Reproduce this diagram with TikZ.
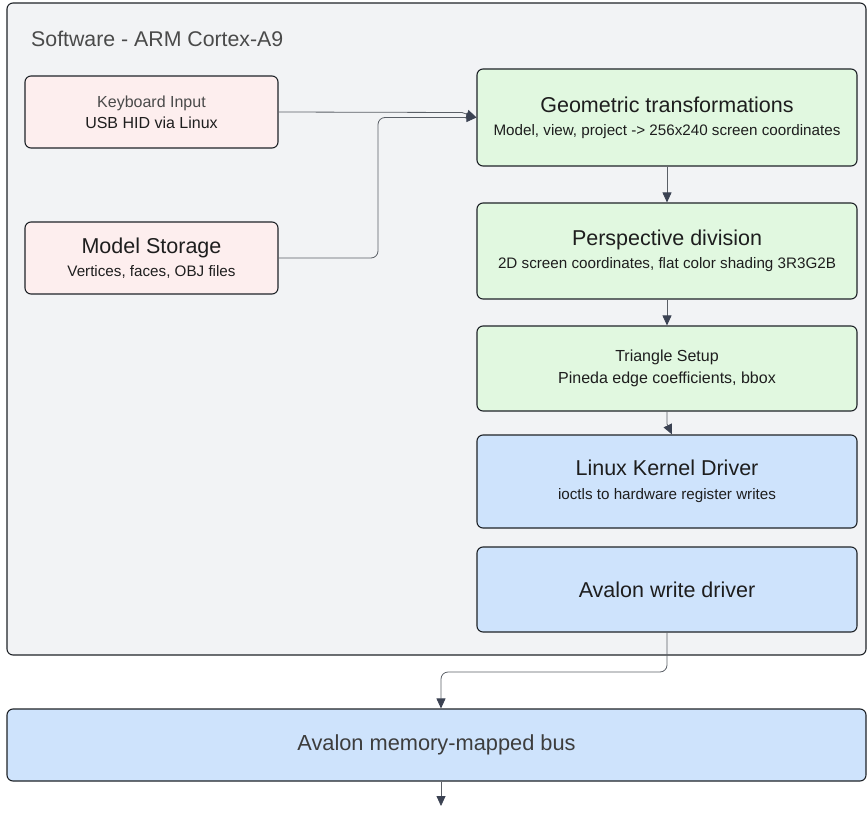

...

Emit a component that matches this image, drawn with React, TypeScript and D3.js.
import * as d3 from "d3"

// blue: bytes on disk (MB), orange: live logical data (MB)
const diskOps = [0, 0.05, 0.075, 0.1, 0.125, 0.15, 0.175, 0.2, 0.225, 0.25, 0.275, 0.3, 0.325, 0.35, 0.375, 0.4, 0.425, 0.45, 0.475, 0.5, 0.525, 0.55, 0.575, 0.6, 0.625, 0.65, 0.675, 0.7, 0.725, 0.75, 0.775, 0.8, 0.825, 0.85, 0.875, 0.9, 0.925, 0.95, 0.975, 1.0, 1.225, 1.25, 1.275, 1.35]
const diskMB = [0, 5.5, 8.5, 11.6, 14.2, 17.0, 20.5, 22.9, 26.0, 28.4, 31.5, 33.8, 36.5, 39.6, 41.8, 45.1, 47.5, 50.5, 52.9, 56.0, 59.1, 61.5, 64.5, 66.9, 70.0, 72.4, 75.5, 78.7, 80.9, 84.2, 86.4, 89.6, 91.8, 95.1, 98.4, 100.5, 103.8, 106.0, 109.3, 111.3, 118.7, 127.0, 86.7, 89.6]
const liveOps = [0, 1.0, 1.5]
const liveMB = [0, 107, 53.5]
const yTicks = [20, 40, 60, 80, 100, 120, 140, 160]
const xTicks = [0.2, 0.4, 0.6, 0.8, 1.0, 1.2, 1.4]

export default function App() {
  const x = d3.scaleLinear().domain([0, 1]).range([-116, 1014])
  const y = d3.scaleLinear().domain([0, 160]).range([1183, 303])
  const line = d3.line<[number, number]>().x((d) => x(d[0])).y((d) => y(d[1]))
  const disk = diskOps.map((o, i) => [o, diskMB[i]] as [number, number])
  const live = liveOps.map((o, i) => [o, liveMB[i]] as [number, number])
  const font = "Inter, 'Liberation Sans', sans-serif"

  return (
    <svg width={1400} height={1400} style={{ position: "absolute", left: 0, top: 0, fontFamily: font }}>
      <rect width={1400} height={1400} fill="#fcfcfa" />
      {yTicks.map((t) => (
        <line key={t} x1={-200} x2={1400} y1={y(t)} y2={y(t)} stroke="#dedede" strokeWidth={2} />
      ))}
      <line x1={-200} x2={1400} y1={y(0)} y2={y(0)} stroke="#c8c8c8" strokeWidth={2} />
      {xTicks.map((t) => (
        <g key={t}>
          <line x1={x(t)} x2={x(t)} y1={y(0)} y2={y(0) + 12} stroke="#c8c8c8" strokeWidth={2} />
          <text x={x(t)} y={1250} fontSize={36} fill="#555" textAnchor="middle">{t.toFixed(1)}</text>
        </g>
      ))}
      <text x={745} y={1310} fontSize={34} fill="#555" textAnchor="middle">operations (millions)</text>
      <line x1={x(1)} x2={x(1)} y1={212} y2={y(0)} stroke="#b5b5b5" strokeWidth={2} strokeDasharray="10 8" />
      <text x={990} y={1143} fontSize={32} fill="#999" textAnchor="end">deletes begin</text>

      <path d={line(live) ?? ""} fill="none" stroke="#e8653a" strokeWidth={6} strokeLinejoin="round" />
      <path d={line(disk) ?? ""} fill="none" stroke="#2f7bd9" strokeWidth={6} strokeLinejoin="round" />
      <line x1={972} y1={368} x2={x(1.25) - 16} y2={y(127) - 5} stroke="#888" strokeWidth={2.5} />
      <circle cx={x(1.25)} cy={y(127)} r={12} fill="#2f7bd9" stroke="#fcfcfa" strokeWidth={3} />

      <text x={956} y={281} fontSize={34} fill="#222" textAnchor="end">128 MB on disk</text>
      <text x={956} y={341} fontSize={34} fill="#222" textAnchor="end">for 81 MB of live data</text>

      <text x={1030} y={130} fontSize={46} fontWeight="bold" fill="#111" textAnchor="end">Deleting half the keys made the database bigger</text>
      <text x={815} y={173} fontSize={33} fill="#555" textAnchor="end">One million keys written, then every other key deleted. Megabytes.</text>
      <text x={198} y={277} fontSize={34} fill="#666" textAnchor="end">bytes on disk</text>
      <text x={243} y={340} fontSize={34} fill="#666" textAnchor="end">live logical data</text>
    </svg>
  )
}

**Given task**
Starting at the line that contains "Emit a component" and ending at the line that contains "import * as", retype each line exactly; omit everything outside that range.

**The reply**
Emit a component that matches this image, drawn with React, TypeScript and D3.js.
import * as d3 from "d3"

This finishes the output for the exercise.